INSIDE THE HUMAN BODY: The Stomach
The major role of the stomach is functioning as a reservoir for the food we eat; this allows large meals to be consumed in one sitting before it gradually gets emptied into the small intestine. A combination of acid, protein-digesting enzymes and vigorous churning action breaks the content within the stomach into an easier-to-process liquid form, preparing food for absorption in the bowels.
In the resting state of the stomach, it is constructed and the internal surface of the organ folds into characteristic ridges. When we start to eat, the stomach begins to distend; the ridges flatten in turn allowing the stomach to expand while the outer muscles relax. The stomach is able to accommodate approximately a liter (1.8 pint) of food without discomfort.
The expansion of the stomach activates stretch receptors, which trigger nerve signals resulting in increased acid production and powerful muscle contractions to mix and churn the contents. Gastric acid causes proteins within our food to unravel, allowing enzyme pepsin access to break down the proteins revealed. The presence of partially digested proteins stimulate enteroendocrine cells (G-cells) to produce a hormone called gastrin thus encouraging even more acid production within the stomach.
The stomach then empties its content into the small intestine through what is known as the pyloric sphincter; it serves as a kind of gateway between the stomach and the small intestine. Liquids are able to pass through the sphincter with ease; however, solids are smaller than two millimetres (0.04-0.08 inches) before they are able to pass. Anything that is larger is ‘refluxed’ back into the main chamber for further enzymatic breakdown. On average, it only takes about two hours for half a meal to pass into the small intestine and the process is generally complete within four to five hours.

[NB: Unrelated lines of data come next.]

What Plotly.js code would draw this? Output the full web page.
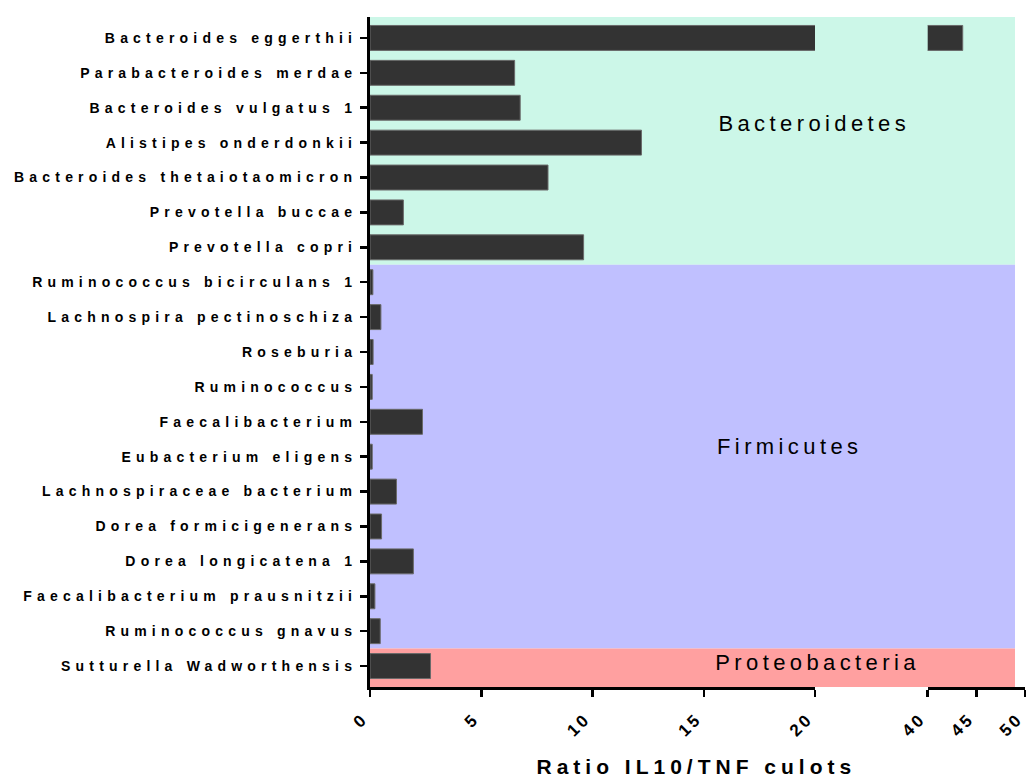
<!DOCTYPE html>
<html>
<head>
<meta charset="utf-8">
<script src="https://cdn.plot.ly/plotly-3.0.1.min.js"></script>
<style>
  html, body { margin: 0; padding: 0; background: #fff; }
  #chart { width: 1029px; height: 778px; }
  .ytick text { letter-spacing: 5.2px; }
  .xtick text, .x2tick text { letter-spacing: 3px; }
  .annotation[data-index="0"] text,
  .annotation[data-index="1"] text,
  .annotation[data-index="2"] text { letter-spacing: 4.4px; }
  .annotation[data-index="3"] text { letter-spacing: 5px; }
</style>
</head>
<body>
<div id="chart"></div>
<script>
// ---- data ----
const species = [
  "Bacteroides eggerthii",
  "Parabacteroides merdae",
  "Bacteroides vulgatus 1",
  "Alistipes onderdonkii",
  "Bacteroides thetaiotaomicron",
  "Prevotella buccae",
  "Prevotella copri",
  "Ruminococcus bicirculans 1",
  "Lachnospira pectinoschiza",
  "Roseburia",
  "Ruminococcus",
  "Faecalibacterium",
  "Eubacterium eligens",
  "Lachnospiraceae bacterium",
  "Dorea formicigenerans",
  "Dorea longicatena 1",
  "Faecalibacterium prausnitzii",
  "Ruminococcus gnavus",
  "Sutturella Wadworthensis"
];
const ratio = [43.6, 6.5, 6.75, 12.2, 8.0, 1.5, 9.6, 0.13, 0.49, 0.14, 0.1, 2.36, 0.1, 1.19, 0.52, 1.95, 0.22, 0.46, 2.72];
const phyla = ["Bacteroidetes", "Firmicutes", "Proteobacteria"];
const phylumStart = [0, 7, 18];   // first species index of each phylum
const phylumEnd = [6, 17, 18];    // last species index of each phylum
const phylumColors = ["#CCF7E8", "#C0C0FF", "#FFA0A0"];
const xTicksLow = [0, 5, 10, 15, 20];
const xTicksHigh = [40, 45, 50];
const axisTitle = "Ratio IL10/TNF culots";

// ---- layout helpers ----
const W = 1029, H = 778;
const mL = 370, mR = 4, mT = 17, mB = 91;
const plotW = W - mL - mR;
const yRange = [18.6, -0.6];
const fam = "Liberation Sans, Arial, sans-serif";
const labelFont = {family: fam, size: 14, color: "#000", weight: "bold"};
const barMarker = {color: "#333333", line: {color: "#6a6a6a", width: 1}};

const traces = [
  {type: "bar", orientation: "h", y: species, x: ratio, xaxis: "x", yaxis: "y",
   marker: barMarker, hoverinfo: "skip", showlegend: false},
  {type: "bar", orientation: "h", y: species, x: ratio, xaxis: "x2", yaxis: "y",
   marker: barMarker, hoverinfo: "skip", showlegend: false}
];

const bgRight = (1015 - mL) / plotW;
const shapes = phyla.map((p, i) => ({
  type: "rect", layer: "below", xref: "paper", yref: "y",
  x0: 0, x1: bgRight,
  y0: i === 0 ? yRange[1] : phylumStart[i] - 0.5,
  y1: i === phyla.length - 1 ? yRange[0] : phylumEnd[i] + 0.5,
  fillcolor: phylumColors[i], line: {width: 0}
}));

// phylum label centres (px) and vertical positions (category units)
const phylumLabelX = [814, 789, 818];
const phylumLabelY = [2.45, 11.7, 17.9];
const annotations = phyla.map((p, i) => ({
  text: p, xref: "paper", yref: "y", x: (phylumLabelX[i] - mL) / plotW, y: phylumLabelY[i],
  xanchor: "center", yanchor: "middle", showarrow: false,
  font: {family: fam, size: 22, color: "#000"}
}));
annotations.push({
  text: axisTitle, xref: "paper", yref: "paper",
  x: (696.5 - mL) / plotW, y: -(766 - (H - mB)) / (H - mT - mB),
  xanchor: "center", yanchor: "middle", showarrow: false,
  font: {family: fam, size: 21, color: "#000", weight: "bold"}
});

const tickFontX = {family: fam, size: 17, color: "#000", weight: "bold"};
function xAxisCfg(domain, range, vals) {
  return {
    domain: domain, range: range, anchor: "y",
    tickmode: "array", tickvals: vals, ticktext: vals.map(String),
    showline: true, linewidth: 3, linecolor: "#000",
    ticks: "outside", ticklen: 7, tickwidth: 2.5, tickcolor: "#000",
    tickangle: -45, showgrid: false, zeroline: false,
    ticklabeloverflow: "allow", ticklabelshift: -7, ticklabelstandoff: 5,
    tickfont: tickFontX, fixedrange: true
  };
}

const layout = {
  width: W, height: H,
  margin: {l: mL, r: mR, t: mT, b: mB, pad: 0},
  paper_bgcolor: "#fff", plot_bgcolor: "rgba(0,0,0,0)",
  barmode: "overlay", bargap: 0.285,
  showlegend: false,
  xaxis: xAxisCfg([0, (815 - mL) / plotW], [0, 20], xTicksLow),
  xaxis2: xAxisCfg([(927.7 - mL) / plotW, 1], [40, 50], xTicksHigh),
  yaxis: {
    type: "category", categoryorder: "array", categoryarray: species,
    range: yRange, autorange: false,
    showline: true, linewidth: 3, linecolor: "#000",
    ticks: "outside", ticklen: 7, tickwidth: 2.5, tickcolor: "#000",
    showgrid: false, zeroline: false,
    tickfont: labelFont, fixedrange: true
  },
  shapes: shapes,
  annotations: annotations
};

Plotly.newPlot("chart", traces, layout, {displayModeBar: false, staticPlot: true});
</script>
</body>
</html>
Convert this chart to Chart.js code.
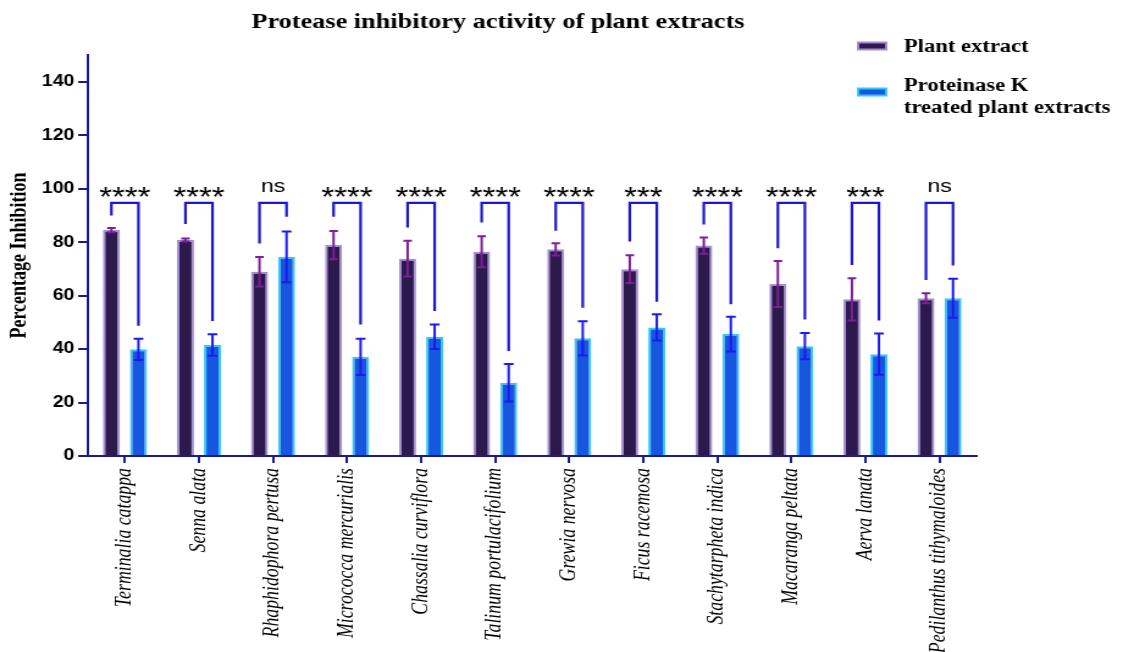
<!DOCTYPE html>
<html>
<head>
<meta charset="utf-8">
<title>Protease inhibitory activity of plant extracts</title>
<script src="https://cdn.jsdelivr.net/npm/chart.js@4.4.1/dist/chart.umd.min.js"></script>
<style>
  html, body { margin: 0; padding: 0; background: #fff; overflow: hidden; }
  canvas { display: block; }
</style>
</head>
<body>
<!-- the original figure is stretched sideways, so draw narrower and widen with css -->
<canvas id="chart" width="920" height="652" style="width:1123px;height:652px"></canvas>
<script>
const species = [
  'Terminalia catappa', 'Senna alata', 'Rhaphidophora pertusa', 'Micrococca mercurialis',
  'Chassalia curviflora', 'Talinum portulacifolium', 'Grewia nervosa', 'Ficus racemosa',
  'Stachytarpheta indica', 'Macaranga peltata', 'Aerva lanata', 'Pedilanthus tithymaloides'
];

// mean % inhibition and error (+/-)
const plantExtract   = [84.5, 80.8, 68.9, 78.9, 73.8, 76.4, 77.3, 69.9, 78.7, 64.3, 58.6, 59.0];
const plantExtractSd = [0.8, 0.6, 5.5, 5.3, 6.7, 5.8, 2.3, 5.2, 3.0, 8.6, 7.9, 1.9];
const proteinaseK    = [39.9, 41.5, 74.5, 37.1, 44.6, 27.4, 44.0, 48.1, 45.6, 41.1, 38.1, 59.0];
const proteinaseKSd  = [4.0, 4.0, 9.5, 6.8, 4.6, 7.0, 6.4, 4.9, 6.5, 4.9, 7.7, 7.3];

// significance brackets: where each leg stops, and the label above
const bracketTop = 94.7;
const bracketLeftEnd  = [90.0, 86.8, 79.5, 89.5, 85.5, 87.3, 84.3, 80.2, 86.6, 77.7, 71.4, 65.8];
const bracketRightEnd = [48.7, 50.5, 89.5, 49.2, 54.2, 39.3, 55.5, 57.7, 56.8, 51.1, 50.7, 71.3];
const significance = ['****', '****', 'ns', '****', '****', '****', '****', '***', '****', '****', '***', 'ns'];

const yTicks = [0, 20, 40, 60, 80, 100, 120, 140];

const axisColor = '#1b1b8e';
const bracketColor = '#1c17cf';
const serif = "'Liberation Serif', 'Times New Roman', serif";
const sans = "'Liberation Sans', Arial, sans-serif";

const legendItems = [
  { lines: ['Plant extract'], fill: '#2c1a4d', border: '#a08bd0', boxY: 46, textY: 51.7 },
  { lines: ['Proteinase K', 'treated plant extracts'], fill: '#1757e0', border: '#33c9f7', boxY: 92, textY: 91 }
];

const annotations = {
  id: 'annotations',
  afterDatasetsDraw(chart) {
    const { ctx } = chart;
    const y = chart.scales.y;
    ctx.save();

    // error bars
    chart.data.datasets.forEach((ds, i) => {
      const meta = chart.getDatasetMeta(i);
      ctx.strokeStyle = ds.errorColor;
      ctx.lineWidth = 2;
      meta.data.forEach((bar, j) => {
        const hi = y.getPixelForValue(ds.data[j] + ds.errors[j]);
        const lo = y.getPixelForValue(ds.data[j] - ds.errors[j]);
        const cap = ds.capWidth;
        ctx.beginPath();
        ctx.moveTo(bar.x, hi); ctx.lineTo(bar.x, lo);
        ctx.moveTo(bar.x - cap, hi); ctx.lineTo(bar.x + cap, hi);
        ctx.moveTo(bar.x - cap, lo); ctx.lineTo(bar.x + cap, lo);
        ctx.stroke();
      });
    });

    // brackets + stars
    const a = chart.getDatasetMeta(0).data;
    const b = chart.getDatasetMeta(1).data;
    const top = y.getPixelForValue(bracketTop);
    ctx.strokeStyle = bracketColor;
    ctx.lineWidth = 2.2;
    ctx.lineJoin = 'miter';
    ctx.textAlign = 'center';
    ctx.textBaseline = 'alphabetic';
    ctx.fillStyle = '#000';
    species.forEach((_, j) => {
      ctx.beginPath();
      ctx.moveTo(a[j].x, y.getPixelForValue(bracketLeftEnd[j]));
      ctx.lineTo(a[j].x, top);
      ctx.lineTo(b[j].x, top);
      ctx.lineTo(b[j].x, y.getPixelForValue(bracketRightEnd[j]));
      ctx.stroke();

      const mid = (a[j].x + b[j].x) / 2;
      if (significance[j] === 'ns') {
        ctx.font = `19px ${sans}`;
        ctx.fillText('ns', mid, top - 11);
      } else {
        ctx.font = `27px ${sans}`;
        ctx.fillText(significance[j], mid, top + 3);
      }
    });
    ctx.restore();
  },
  afterDraw(chart) {
    const { ctx } = chart;
    ctx.save();
    // title
    ctx.fillStyle = '#000';
    ctx.font = `bold 21.5px ${serif}`;
    ctx.textAlign = 'center';
    ctx.textBaseline = 'alphabetic';
    ctx.fillText('Protease inhibitory activity of plant extracts', 408, 28);

    // legend
    ctx.textAlign = 'left';
    ctx.font = `bold 18.5px ${serif}`;
    legendItems.forEach(item => {
      ctx.fillStyle = item.border;
      ctx.fillRect(702, item.boxY - 4.5, 25, 9);
      ctx.fillStyle = item.fill;
      ctx.fillRect(704, item.boxY - 2.5, 21, 5);
      ctx.fillStyle = '#000';
      item.lines.forEach((line, k) => ctx.fillText(line, 740.5, item.textY + k * 22));
    });
    ctx.restore();
  }
};

new Chart(document.getElementById('chart'), {
  type: 'bar',
  data: {
    labels: species,
    datasets: [
      {
        label: 'Plant extract',
        data: plantExtract,
        errors: plantExtractSd,
        errorColor: '#7d1f96',
        capWidth: 3.5,
        backgroundColor: '#2c1a4d',
        borderColor: 'rgba(160, 139, 208, 0.95)',
        borderWidth: 2,
        categoryPercentage: 0.73,
        barPercentage: 0.63
      },
      {
        label: 'Proteinase K treated plant extracts',
        data: proteinaseK,
        errors: proteinaseKSd,
        errorColor: '#1b1bef',
        capWidth: 4,
        backgroundColor: '#1757e0',
        borderColor: '#33c9f7',
        borderWidth: 2,
        categoryPercentage: 0.73,
        barPercentage: 0.63
      }
    ]
  },
  options: {
    responsive: false,
    animation: false,
    layout: { padding: { top: 55, right: 120, left: 0, bottom: 0 } },
    plugins: {
      legend: { display: false },
      title: { display: false },
      tooltip: { enabled: false }
    },
    scales: {
      x: {
        afterFit: s => { s.height = 196; },
        border: { color: axisColor, width: 2 },
        grid: { offset: false, drawOnChartArea: false, color: axisColor, lineWidth: 2, tickLength: 7 },
        ticks: {
          color: '#000',
          font: { family: serif, style: 'italic', size: 17.8 },
          minRotation: 90,
          maxRotation: 90,
          autoSkip: false,
          padding: 5
        }
      },
      y: {
        min: 0,
        max: 150,
        afterFit: s => { s.width = 72; },
        afterBuildTicks: s => { s.ticks = yTicks.map(v => ({ value: v })); },
        border: { color: axisColor, width: 2 },
        grid: { drawOnChartArea: false, color: axisColor, lineWidth: 2, tickLength: 8 },
        ticks: {
          color: '#000',
          font: { family: sans, weight: 'bold', size: 16 },
          padding: 3
        },
        title: {
          display: true,
          text: 'Percentage Inhibition',
          color: '#000',
          font: { family: serif, weight: 'bold', size: 18 },
          padding: { top: 6, bottom: 0 }
        }
      }
    }
  },
  plugins: [annotations]
});
</script>
</body>
</html>
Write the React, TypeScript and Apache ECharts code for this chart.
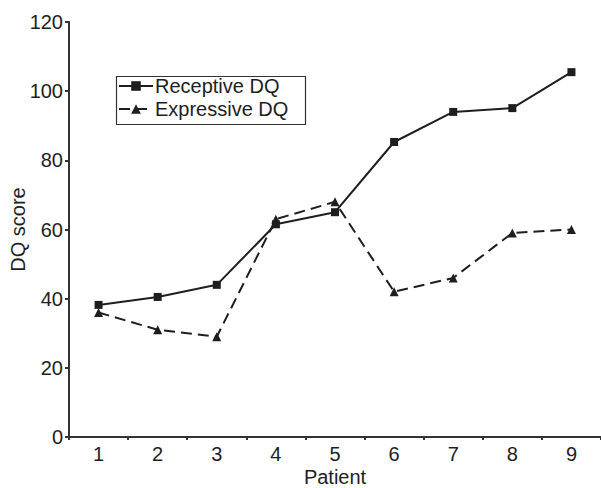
import React, { useEffect, useRef } from "react";
import * as echarts from "echarts";

const patients = ["1", "2", "3", "4", "5", "6", "7", "8", "9"];
const receptiveDQ = [38.2, 40.5, 44, 61.5, 65, 85.3, 94, 95.1, 105.5];
const expressiveDQ = [36, 31, 29, 63, 68, 42, 46, 59, 60];
const seriesNames = ["Receptive DQ", "Expressive DQ"];

const FONT = "'Liberation Sans', Arial, Helvetica, sans-serif";
const INK = "#1e1e1e";
const FS = 20;

export default function App() {
  const ref = useRef<HTMLDivElement>(null);
  useEffect(() => {
    if (!ref.current) return;
    const chart = echarts.init(ref.current, null, { renderer: "svg" });
    chart.setOption({
      animation: false,
      backgroundColor: "#fff",
      textStyle: { fontFamily: FONT, color: INK },
      grid: { left: 69, right: 0, top: 22, bottom: 51, containLabel: false, outerBoundsMode: "none" },
      legend: {
        orient: "vertical",
        left: 116,
        top: 75,
        padding: [1, 2],
        itemGap: 3,
        itemWidth: 34,
        itemHeight: 12,
        textStyle: { fontSize: FS, color: INK, fontFamily: FONT, padding: [0, 0, 0, -3] },
        data: seriesNames,
      },
      graphic: [
        {
          type: "rect",
          left: 114,
          top: 74,
          shape: { width: 189, height: 48 },
          style: { fill: "none", stroke: "#333", lineWidth: 1.2 },
          silent: true,
        },
      ],
      xAxis: {
        type: "category",
        data: patients,
        boundaryGap: true,
        name: "Patient",
        nameLocation: "middle",
        nameMoveOverlap: false,
        nameGap: 30,
        nameTextStyle: { fontSize: FS, color: INK, fontFamily: FONT, lineHeight: 20 },
        axisLine: { lineStyle: { color: "#333", width: 2 } },
        axisTick: { show: true, length: 3, lineStyle: { color: "#333", width: 2 } },
        axisLabel: { fontSize: FS, color: INK, margin: 7, fontFamily: FONT },
        splitLine: { show: false },
      },
      yAxis: {
        type: "value",
        min: 0,
        max: 120,
        interval: 20,
        name: "DQ score",
        nameLocation: "middle",
        nameMoveOverlap: false,
        nameGap: 41,
        nameTextStyle: { fontSize: FS, color: INK, fontFamily: FONT, lineHeight: 20 },
        axisLine: { show: true, lineStyle: { color: "#333", width: 2 } },
        axisTick: { show: true, length: 4, lineStyle: { color: "#333", width: 2 } },
        axisLabel: { fontSize: FS, color: INK, margin: 6, fontFamily: FONT },
        splitLine: { show: false },
      },
      series: [
        {
          name: seriesNames[0],
          type: "line",
          data: receptiveDQ,
          symbol: "rect",
          symbolSize: 8,
          lineStyle: { color: INK, width: 2, type: "solid" },
          itemStyle: { color: INK },
        },
        {
          name: seriesNames[1],
          type: "line",
          data: expressiveDQ,
          symbol: "triangle",
          symbolSize: 9,
          lineStyle: { color: INK, width: 2, type: [11, 6] },
          itemStyle: { color: INK },
        },
      ],
    });
    return () => chart.dispose();
  }, []);
  return <div ref={ref} style={{ width: 601, height: 488, position: "absolute", left: 0, top: 0 }} />;
}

Why Does It Not Digest Itself?
The Stomach is full of corrosive acid and enzymes capable of breaking down protein – if left unprotected the stomach lining will quickly be destroyed. To prevent destruction on the stomach lining, cells on the stomach wall produce carbohydrate-rich mucus, forming a slippery, gel-like barrier. This gel-like barrier contains bicarbonate, which serves as an alkaline and buffers the ph on the surface of the stomach lining, preventing damage that could be caused by the acid. For added protection, the protein-digesting enzyme pepsin is produced from a zymogen (the enzyme in its inactive form) – pepsinogen and only become active when in contact with the acid, at a safe distance away from the cells that produce it.